Similar to the way the great David Lean’s Brief Encounter unfolds, another masterclass in unconventional romances from the 1940s, Casablanca is a film that feels as if our two leads, while potentially destined to be together, will never get that chance. What both of these films do in a superb fashion is make the audiences understand that while this relationship is one that feels as if it should conquer all, there are other individuals on the side of their decisions.
When it comes to Casablanca, it utilizes its setting heavily, as it accentuates its wartime drama situation, further bringing out those romantic flourishes set against the cold and dangerous backdrop. It’s a movie that uses all of its genre elements to enhance each other, from the almost noir-like spectacle that any Bogart performance entails, all the way through to the blistering commanding nature that Bergman’s screen presence provides any time that she appears.
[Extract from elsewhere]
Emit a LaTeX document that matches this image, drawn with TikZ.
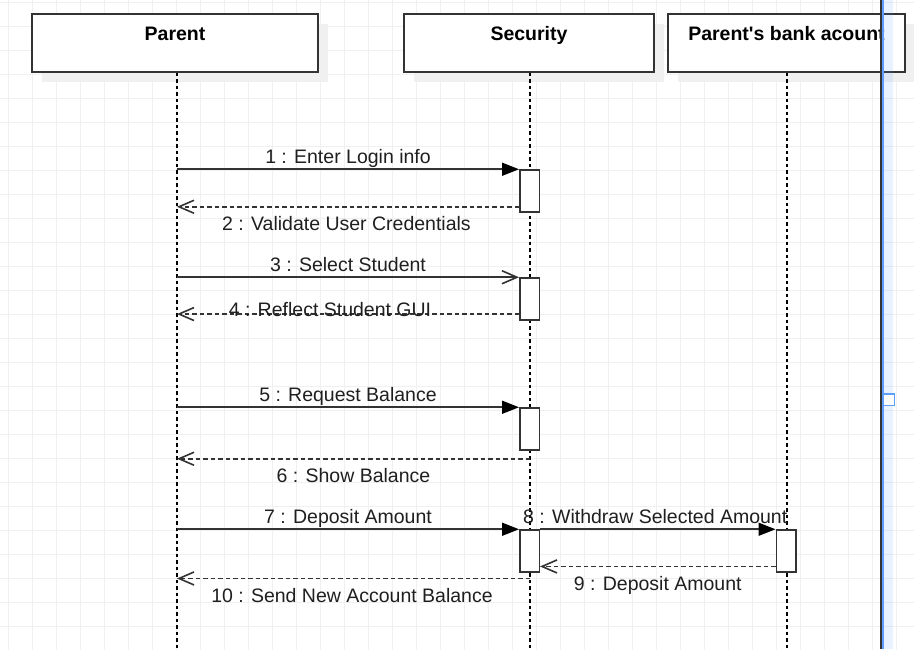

This is a film that was shot and released while World War II was still taking place, and when you consider that fact, the overall feeling that the movie generates hits even harder. Though it wasn’t shot in an occupied territory like Marcel Carné’s superb Children of Paradise, there’s still an aura to the picture that a lot of other films of that particular era didn’t have. Its subverting nature of many romantic tropes that both preceded and followed its release, coupled with its unique backdrop, allow Casablanca to stand as a truly monumental film, and one that has the ability to catch the eye of those who might not necessarily gravitate towards the popular genre.